Each binary classifier realization was trained with a random subsample set of 600 sentences extracted from
the training dataset corresponding to the classifier group, i.e. baseline dataset for reference systems,
and annotated dataset for contrastive systems. Training subsample sets were always balanced with respect to
the original three categories: "positive", "negative" and "neutral".
\subsection{Results and discussion}
Table \ref{tc_pre_rec} presents the resulting average values of precision and recall for each considered class
in classifiers trained with either the baseline or the annotated dataset. As observed in the table, with the
exception of recall for class "negative" and precision for class "not_negative", both metrics are substantially
improved when the annotated dataset is used for training the classifiers. The most impressive improvements
are observed for "neutral" precision and recall, and for "positive" precision.
\begin{table}
\begin{tabular}{|l|l|l|l|l|}
\hline
&baseline &baseline &annotated &annotated \\
\hline
class &precision &recall &precision &recall \\
\hline
positive &54.23 (3.52) &44.65 (3.68) &68.33 (3.09) &53.65 (2.93) \\
\hline
not_positive &66.88 (1.79) &74.75 (2.85) &72.88 (1.21) &83.28 (2.53) \\
\hline
negative &40.49 (3.22) &39.93 (4.18) &44.96 (2.08) &38.26 (5.38) \\
\hline
not_negative &77.16 (1.27) &77.53 (2.33) &77.69 (1.07) &82.02 (2.92) \\
\hline
neutral &34.37 (3.57) &31.43 (7.93) &49.69 (3.39) &50.43 (5.60) \\
\hline
not_neutral &68.75 (1.60) &71.72 (5.84) &76.26 (1.89) &75.65 (2.92) \\
\hline
\end{tabular}
\caption{Average precision and average recall (with standard deviations provided in parenthesis)
for each considered class in classifiers trained with either the baseline or the annotated dataset.}
\label{tc_pre_rec}
\end{table}
Table \ref{tc_accu} presents the resulting average values of accuracy for each considered subtask
in classifiers trained with either the baseline or the annotated dataset. As observed in the table,
all subtasks benefit from using the annotated dataset for training the classifiers; however, it is
important to mention that while similar absolute gains are observed for the "positive/not_positive" and "neutral/not_neutral"
subtasks, this is not the case for the subtask "negative/not_negative", which actually gains much less than the other
two subtasks.
\begin{table}
\begin{tabular}{|l|l|l|}
\hline
classifier &baseline &annotated \\
\hline
positive/not_positive &62.69 (2.35) &71.40 (1.64) \\
\hline
negative/not_negative &67.13 (1.90) &69.92 (1.19) \\
\hline
neutral/not_neutral &58.72 (2.55) &67.52 (2.10) \\
\hline
\end{tabular}
\caption{Average accuracy (with standard deviations provided in parenthesis)
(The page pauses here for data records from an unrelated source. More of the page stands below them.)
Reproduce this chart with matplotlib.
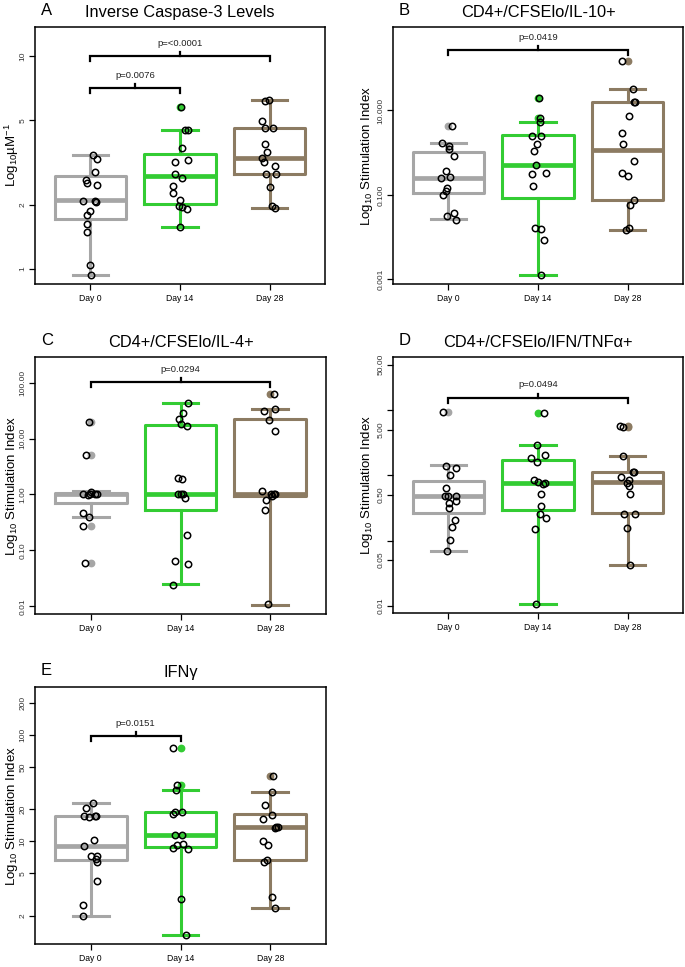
import numpy as np
import matplotlib
matplotlib.use('Agg')
import matplotlib.pyplot as plt

plt.rcParams['font.family'] = ['Liberation Sans', 'DejaVu Sans']
plt.rcParams['mathtext.fontset'] = 'custom'
plt.rcParams['mathtext.rm'] = 'Liberation Sans'

days = ['Day 0', 'Day 14', 'Day 28']
colors = ['#A6A6A6', '#33CC33', '#8C7B62']

# ---- A: inverse caspase-3 ----
A_points = [[3.42, 3.29, 2.85, 2.61, 2.54, 2.48, 2.09, 2.07, 2.09, 1.87, 1.80, 1.62, 1.49, 1.04, 0.94],
            [5.76, 4.49, 4.51, 3.69, 3.25, 3.19, 2.78, 2.68, 2.45, 2.27, 2.10, 1.98, 1.91, 1.95, 1.58],
            [6.19, 6.15, 4.97, 4.58, 4.60, 3.88, 3.55, 3.32, 3.04, 3.17, 2.80, 2.78, 2.43, 1.93, 1.97]]
# whislo, q1, med, q3, whishi
A_stats = [[0.94, 1.72, 2.11, 2.73, 3.43],
           [1.58, 2.03, 2.74, 3.48, 4.51],
           [1.93, 2.79, 3.32, 4.61, 6.22]]
A_fliers = [[], [5.76], []]

# ---- B: IL-10 ----
B_points = [[4.18, 1.74, 1.40, 1.19, 0.84, 0.37, 0.272, 0.248, 0.144, 0.124, 0.100, 0.038, 0.0318, 0.0255],
            [19.3, 6.6, 5.28, 2.51, 2.51, 1.62, 1.12, 0.50, 0.315, 0.33, 0.163, 0.0153, 0.0165, 0.0086, 0.00127],
            [145, 32.7, 15.5, 15.5, 7.35, 2.85, 1.59, 0.652, 0.277, 0.333, 0.0775, 0.059, 0.0165, 0.0148]]
B_stats = [[0.0265, 0.113, 0.248, 1.01, 1.74],
           [0.00127, 0.0865, 0.497, 2.60, 5.28],
           [0.0148, 0.076, 1.15, 15.8, 32.7]]
B_fliers = [[4.18], [19.3, 6.6], [145]]

# ---- C: IL-4 ----
C_points = [[20.1, 5.0, 1.0, 1.0, 1.02, 1.13, 0.98, 1.0, 0.458, 0.394, 0.268, 0.0586],
            [42.8, 28.7, 22.5, 18.3, 16.6, 2.01, 1.93, 1.0, 1.0, 1.0, 0.85, 0.19, 0.0645, 0.057, 0.0244],
            [63.6, 33.9, 31.6, 21.8, 13.9, 1.16, 0.93, 1.0, 1.0, 1.0, 0.81, 0.53, 0.0109]]
C_stats = [[0.394, 0.71, 1.0, 1.07, 1.16],
           [0.0247, 0.525, 1.01, 17.8, 42.8],
           [0.0107, 0.93, 1.0, 22.8, 33.9]]
C_fliers = [[20.1, 5.04, 0.272, 0.0586], [], [63.6]]

# ---- D: IFN/TNFa ----
D_points = [[9.3, 1.41, 1.31, 1.0, 0.647, 0.49, 0.489, 0.477, 0.405, 0.377, 0.313, 0.205, 0.16, 0.102, 0.068],
            [9.2, 2.95, 2.02, 1.84, 1.62, 0.79, 0.76, 0.84, 0.73, 0.518, 0.336, 0.253, 0.225, 0.151, 0.0106],
            [5.6, 5.8, 1.95, 1.11, 1.11, 0.95, 0.84, 0.755, 0.687, 0.51, 0.256, 0.256, 0.156, 0.042]]
D_stats = [[0.0687, 0.268, 0.489, 0.828, 1.42],
           [0.0106, 0.295, 0.772, 1.74, 2.95],
           [0.042, 0.262, 0.80, 1.11, 1.95]]
D_fliers = [[9.3], [9.2], [5.6, 5.8]]

# ---- E: IFNg ----
E_points = [[22.9, 20.7, 17.3, 17.0, 17.4, 17.2, 10.3, 9.04, 7.23, 6.77, 6.44, 7.28, 4.27, 2.50, 2.0],
            [76.6, 34.3, 30.8, 18.9, 18.9, 18.2, 11.6, 11.6, 9.5, 8.6, 9.25, 8.47, 2.87, 1.32],
            [41.5, 29.3, 22.1, 17.6, 16.3, 13.3, 13.7, 13.7, 10.0, 9.24, 6.73, 6.4, 2.97, 2.36]]
E_stats = [[2.0, 6.67, 9.04, 17.4, 22.9],
           [1.32, 8.91, 11.6, 19.0, 30.8],
           [2.38, 6.67, 13.7, 18.1, 29.3]]
E_fliers = [[], [76.6, 34.3], [41.5]]

panels = [
    dict(letter='A', title='Inverse Caspase-3 Levels', ylabel=r'Log$_{10}$µM$^{-1}$',
         pts=A_points, stats=A_stats, fliers=A_fliers, ylim=(0.85, 13.7),
         ticks=[1, 2, 5, 10], labels=['1', '2', '5', '10'],
         brackets=[(0, 2, 10.0, 'p=<0.0001'), (0, 1, 7.07, 'p=0.0076')],
         pos=[35, 27, 290, 257], lab=23),
    dict(letter='B', title='CD4+/CFSElo/IL-10+', ylabel=r'Log$_{10}$ Stimulation Index',
         pts=B_points, stats=B_stats, fliers=B_fliers, ylim=(0.000776, 946),
         ticks=[0.001, 0.1, 10], labels=['0.001', '0.100', '10.000'],
         brackets=[(0, 2, 265, 'p=0.0419')],
         pos=[393, 27, 290, 257], lab=26),
    dict(letter='C', title='CD4+/CFSElo/IL-4+', ylabel=r'Log$_{10}$ Stimulation Index',
         pts=C_points, stats=C_stats, fliers=C_fliers, ylim=(0.0073, 287),
         ticks=[0.01, 0.1, 1, 10, 100], labels=['0.01', '0.10', '1.00', '10.00', '100.00'],
         brackets=[(0, 2, 103, 'p=0.0294')],
         pos=[35, 357, 291, 257], lab=23),
    dict(letter='D', title='CD4+/CFSElo/IFN/TNFα+', ylabel=r'Log$_{10}$ Stimulation Index',
         pts=D_points, stats=D_stats, fliers=D_fliers, ylim=(0.00773, 65.5),
         ticks=[0.01, 0.05, 0.1, 0.5, 1, 5, 10, 50],
         labels=['0.01', '0.05', '', '0.50', '', '5.00', '', '50.00'],
         brackets=[(0, 2, 15.6, 'p=0.0494')],
         pos=[393, 357, 290, 256], lab=26),
    dict(letter='E', title='IFNγ', ylabel=r'Log$_{10}$ Stimulation Index',
         pts=E_points, stats=E_stats, fliers=E_fliers, ylim=(1.08, 285),
         ticks=[2, 5, 10, 20, 50, 100, 200], labels=['2', '5', '10', '20', '50', '100', '200'],
         brackets=[(0, 1, 97.8, 'p=0.0151')],
         pos=[35, 687, 291, 257], lab=23),
]

W, H = 685, 967
fig = plt.figure(figsize=(W / 100, H / 100), dpi=100)
rng = np.random.default_rng(7)

for p in panels:
    l, t, w, h = p['pos']
    ax = fig.add_axes([l / W, 1 - (t + h) / H, w / W, h / H])
    ax.set_yscale('log')

    for i in range(3):
        lo, q1, med, q3, hi = p['stats'][i]
        st = [dict(whislo=lo, q1=q1, med=med, q3=q3, whishi=hi, fliers=p['fliers'][i])]
        c = colors[i]
        ax.bxp(st, positions=[i + 1], widths=0.8, capwidths=0.4, patch_artist=False,
               boxprops=dict(color=c, lw=2.2),
               medianprops=dict(color=c, lw=3.4, solid_capstyle='butt'),
               whiskerprops=dict(color=c, lw=2.2),
               capprops=dict(color=c, lw=2.2),
               flierprops=dict(marker='o', markerfacecolor=c, markeredgecolor=c, markersize=4.6),
               zorder=2)
        y = np.array(p['pts'][i])
        x = i + 1 + rng.uniform(-0.09, 0.09, len(y))
        ax.plot(x, y, 'o', ms=4.6, mfc='none', mec='black', mew=1.1, zorder=3)

    ax.set_xlim(0.38, 3.62)
    ax.set_ylim(*p['ylim'])
    ax.set_xticks([1, 2, 3])
    ax.set_xticklabels(days, fontsize=6.2)
    ax.minorticks_off()
    ax.set_yticks(p['ticks'])
    ax.set_yticklabels(p['labels'], rotation=90, va='center', fontsize=6, color='#333333')
    ax.tick_params(axis='x', length=4, width=0.9, pad=3)
    ax.tick_params(axis='y', length=4, width=0.9, pad=2)
    for s in ax.spines.values():
        s.set_linewidth(1.1)
    ax.set_ylabel(p['ylabel'], fontsize=9.5, va='center')
    ax.yaxis.set_label_coords(-p['lab'] / w, 0.5)
    ax.set_title(p['title'], fontsize=11.8, pad=7)
    ax.text(0.02, 1 + 12 / h, p['letter'], transform=ax.transAxes, fontsize=12, va='baseline')

    # significance brackets (log axis: offset by pixel fraction of a decade)
    ymin, ymax = p['ylim']
    dec = np.log10(ymax / ymin)
    leg = 10 ** (-5 * dec / h)
    tip = 10 ** (4 * dec / h)
    for a, b, yb, txt in p['brackets']:
        xa, xb = a + 1, b + 1
        ax.plot([xa, xa, xb, xb], [yb * leg, yb, yb, yb * leg], color='black', lw=1.6, zorder=4,
                solid_joinstyle='miter')
        xm = (xa + xb) / 2
        ax.plot([xm, xm], [yb, yb * tip], color='black', lw=1.6, zorder=4)
        ax.annotate(txt, (xm, yb), xytext=(0, 6), textcoords='offset points',
                    ha='center', va='bottom', fontsize=6.8, color='#222222')

fig.savefig('out.png', dpi=100)
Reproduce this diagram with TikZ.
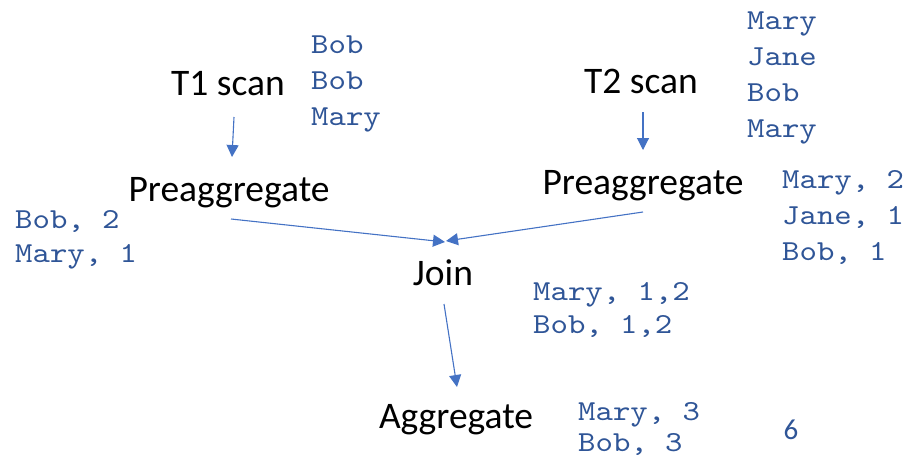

for each classification subtasks trained with either the baseline or the annotated dataset.}
\label{tc_accu}
\end{table}
After considering all evaluation metrics, it is evident the important benefit provided by human-annotated data
availability for classes "neutral" and "positive". However, in the case of class "negative", although some
gain is also observed, the benefit of human-annotated data does not seem to be as much as for the other two
classes. This, along with the fact that the "negative/not_negative" subtask is actually the best performing
one (in terms of accuracy) when baseline training data is used, might suggest that low rating comments contains
a better representation of sentences belonging to class "negative" than medium and high rating comments do with
respect to classes "neutral" and "positive".
In any case, this experimental work just verifies the feasibility of constructing training datasets for
opinionated content analysis, as well as it provides an approximated idea of costs involved in the generation
of this type of resources, by using AMT.